In botanical terms, cross-pollination is as simple as transferring pollen from one flower to another. For design purposes, think borrowing from one discipline in the service of another, bringing together disparate fields to forge new possibilities. Or just imagine a 3-D printer producing edible, colorful, origamilike sculptures made of sugar — a reality that debuted at last year's Consumer Electronics Show.
- Scott Elmquist
- Jewelry designer Meg Roberts is inspired by sloths, sharks and “other extremes from nature,” she says.
Jewelry Meets Nature
Meg Roberts came to Virginia Commonwealth University thinking she was going to be a graphic designer. At least until the day she picked up Marthe Le Van's book "1000 Rings," and realized that a type of sculptural jewelry existed outside of anything she'd known. While taking metalworking classes, she had her second epiphany: She didn't want to work in front of a computer all day either. So she set her sights on jewelry-making.
After a lack of nerve prevented her from getting a whale tattoo — "because they seem calm and I'm not" — she took the whale as inspiration for her first piece of distinctive steel jewelry patinated with gun bluing so it couldn't rust.
"I was looking for things based in nature, like unusual animals, so I did a lot of research to see what was out there," she says about wanting to create something unique. Sloths, a childhood favorite, became fodder for inspiration, along with ostriches, hammerhead sharks and springbok, the last the result of a long-time desire to visit South Africa.

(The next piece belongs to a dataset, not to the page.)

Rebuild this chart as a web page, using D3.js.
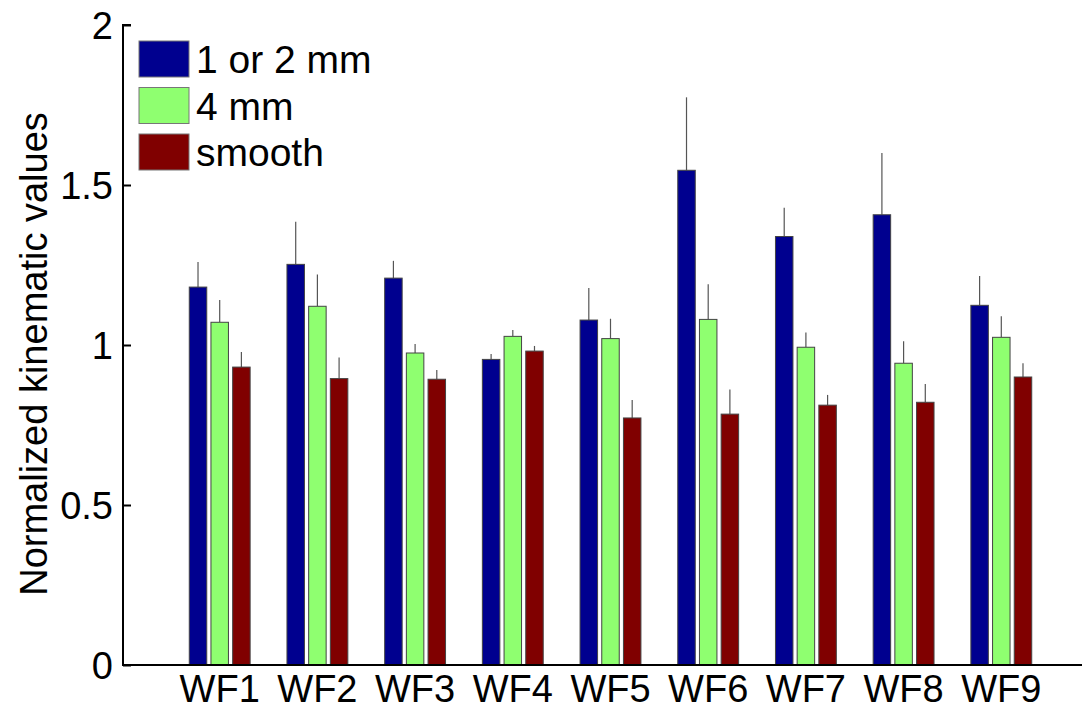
<!DOCTYPE html>
<html>
<head>
<meta charset="utf-8">
<script src="https://cdn.jsdelivr.net/npm/d3@7"></script>
<style>
  body { margin: 0; background: #fff; }
  text { font-family: "Liberation Sans", Arial, sans-serif; fill: #000; }
</style>
</head>
<body>
<div id="chart"></div>
<script>
'use strict';

// categories and series
const categories = ["WF1", "WF2", "WF3", "WF4", "WF5", "WF6", "WF7", "WF8", "WF9"];
const seriesNames = ["1 or 2 mm", "4 mm", "smooth"];
const seriesColors = ["#00008f", "#8fff70", "#800000"];

const small = [1.181, 1.252, 1.209, 0.955, 1.078, 1.546, 1.339, 1.407, 1.124];
const smallErr = [0.078, 0.133, 0.054, 0.017, 0.100, 0.228, 0.090, 0.193, 0.092];
const mid = [1.071, 1.121, 0.975, 1.027, 1.020, 1.080, 0.993, 0.943, 1.024];
const midErr = [0.070, 0.099, 0.028, 0.020, 0.062, 0.110, 0.046, 0.069, 0.066];
const smooth = [0.931, 0.895, 0.893, 0.981, 0.772, 0.784, 0.812, 0.821, 0.900];
const smoothErr = [0.047, 0.066, 0.029, 0.016, 0.056, 0.077, 0.032, 0.057, 0.043];

const yTicks = [0, 0.5, 1, 1.5, 2];

const values = [small, mid, smooth];
const errors = [smallErr, midErr, smoothErr];

const width = 1082, height = 711;

const svg = d3.select("#chart")
  .append("svg")
  .attr("width", width)
  .attr("height", height);

// scales: categories sit at 1..9 on a linear axis like the original
const x = d3.scaleLinear().domain([0, 10]).range([122, 1099]);
const y = d3.scaleLinear().domain([0, 2]).range([665, 25]);

const offset = 0.222, barW = 0.179;

// build flat list of bars
const bars = [];
values.forEach(function(arr, s) {
  arr.forEach(function(v, i) {
    bars.push({ s: s, i: i, v: v, e: errors[s][i] });
  });
});

const cx = function(d) { return x(d.i + 1 + (d.s - 1) * offset); };

// error bars (upper only)
svg.append("g").selectAll("line")
  .data(bars)
  .enter()
  .append("line")
    .attr("x1", cx)
    .attr("x2", cx)
    .attr("y1", function(d) { return y(d.v); })
    .attr("y2", function(d) { return y(d.v + d.e); })
    .attr("stroke", "#555")
    .attr("stroke-width", 1.2);

// bars
const bw = x(barW) - x(0);
svg.append("g").selectAll("rect")
  .data(bars)
  .enter()
  .append("rect")
    .attr("x", function(d) { return cx(d) - bw / 2; })
    .attr("y", function(d) { return y(d.v); })
    .attr("width", bw)
    .attr("height", function(d) { return y(0) - y(d.v); })
    .attr("fill", function(d) { return seriesColors[d.s]; })
    .attr("stroke", "#444")
    .attr("stroke-width", 1);

// y axis, ticks pointing inward
const yAxis = svg.append("g")
  .attr("transform", "translate(123,0)")
  .call(d3.axisRight(y).tickValues(yTicks).tickSize(8).tickFormat(d3.format("")));
yAxis.select(".domain").attr("stroke", "#000").attr("stroke-width", 2)
  .attr("d", "M8," + y(2) + "H0V" + y(0));
yAxis.selectAll(".tick line").attr("stroke", "#000").attr("stroke-width", 2);
yAxis.selectAll(".tick text")
  .attr("x", -10)
  .attr("dy", "0.36em")
  .style("text-anchor", "end")
  .style("font-size", "38px");

// x axis line and category labels
svg.append("line")
  .attr("x1", 122).attr("x2", width)
  .attr("y1", y(0)).attr("y2", y(0))
  .attr("stroke", "#000").attr("stroke-width", 2);

svg.append("g").selectAll("text")
  .data(categories)
  .enter()
  .append("text")
    .attr("x", function(d, i) { return x(i + 1); })
    .attr("y", 702)
    .style("text-anchor", "middle")
    .style("font-size", "38px")
    .text(function(d) { return d; });

// y label
svg.append("text")
  .attr("transform", "translate(47," + 354 + ") rotate(-90)")
  .style("text-anchor", "middle")
  .style("font-size", "38px")
  .text("Normalized kinematic values");

// legend
const legend = svg.append("g").selectAll("g")
  .data(seriesNames)
  .enter()
  .append("g")
    .attr("transform", function(d, i) { return "translate(139," + (41 + i * 46.5) + ")"; });

legend.append("rect")
  .attr("width", 50)
  .attr("height", 36)
  .attr("fill", function(d, i) { return seriesColors[i]; })
  .attr("stroke", "#777")
  .attr("stroke-width", 1);

legend.append("text")
  .attr("x", 57)
  .attr("y", 32)
  .style("font-size", "39px")
  .text(function(d) { return d; });
</script>
</body>
</html>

Describing her subject matter as "the oddball, the irregular, the extremes from nature, even people who are characters, people with smirks or attitudes," her designs are executed using photochemical etching by a family-owned company in Indiana that also makes parts for NASA.
Looking like delicate, black outlines against skin, Roberts' jewelry often elicits what she considers the ultimate compliment for its wearers: "Sweet chest tattoo."
- Scott Elmquist
- In their Jackson Ward showroom, Kelley Blanchard and Walker Wood of New Normal are threading T-shirt design into the community.
Clothing Meets Community
New Normal, an upstart clothing company in Jackson Ward, takes its inspiration for clothing design from the community. Artists, students and nonprofits come together to collaborate on a variety of T-shirt designs that reflect individualistic portraits of the city's growing culture.
Using cotton grown in Pennsylvania and milled on Long Island, eco-friendly, water-based inks are screen-printed onto T-shirts and displayed in a sunny corner showroom and gallery two blocks off Broad Street in the arts district.
Participants in the First Fridays Art Walk, New Normal features a local artist's work every month, plus two new T-shirts from the artist. On one, artists are given free rein to design. On the second, they're asked to interpret the ubiquitous RVA logo in a way that reflects what the city means to them. The artist gets 15 percent of the profits from the shirt sales.
"We want to be a platform for artists who didn't get other chances," says Kelley Blanchard, New Normal's creative director. "We choose artists who don't know how to promote themselves, like students and Richmond newcomers who need exposure."
Part of New Normal's business model extends to helping nonprofits raise money by designing graphics for them, printing them on shirts and holding fundraisers that donate 15 percent of the shirt sales, as well as any donations made, back to the nonprofits.
"We wanted a whole collection of different RVA shirts," marketing director Walker Wood says. "People here love to support local. Richmond may be small, but it's got a lot of pride about living here. We want to support that."
- Scott Elmquist
- Scientists can learn from the communication arts, says Dan McGarvey, an assistant professor at VCU, in the Center for Environmental Science’s aquatics lab.
Science Meets Art
Dan McGarvey, an assistant professor at Virginia Commonwealth University's Center for Environmental Science, is an admitted jack-of-all-trades in fish ecology. As a scientist, he's used to presenting research findings, a crucial skill set he teaches his students. But it usually results in text-dense, poorly designed results indecipherable to nonscientists.
So when a student already working in graphic design presented an eye-catching, well-composed assignment, it was a revelation to McGarvey. He promptly signed up for a design class with Robert Meganck, VCU's communication arts chairman, and an idea took hold.
"It has to be visually pleasing before people bother to take a second look," McGarvey says. Historically, nonart students didn't have access to those classes. "Everyone at VCU wants to leverage the art school," he says, allowing that VCU's science students are more art-leaning than most.
Begun in the fall with an initial grant to allow "at least a couple of rounds," he says, the proposal would allow science students to take an entry-level class in art theory. It would give them a basis in composition and layout, followed by a lab course in Adobe Creative Suite. McGarvey envisions a self-sustaining program called eESP, which stands for Ecological and Environmental Science Perception, that would be the first of its kind in science study at the university level.
"If we can show five or 10 years down the road successful scholarship and that fellowships went up," he says, "that'd be wonderful. I can't imagine they won't."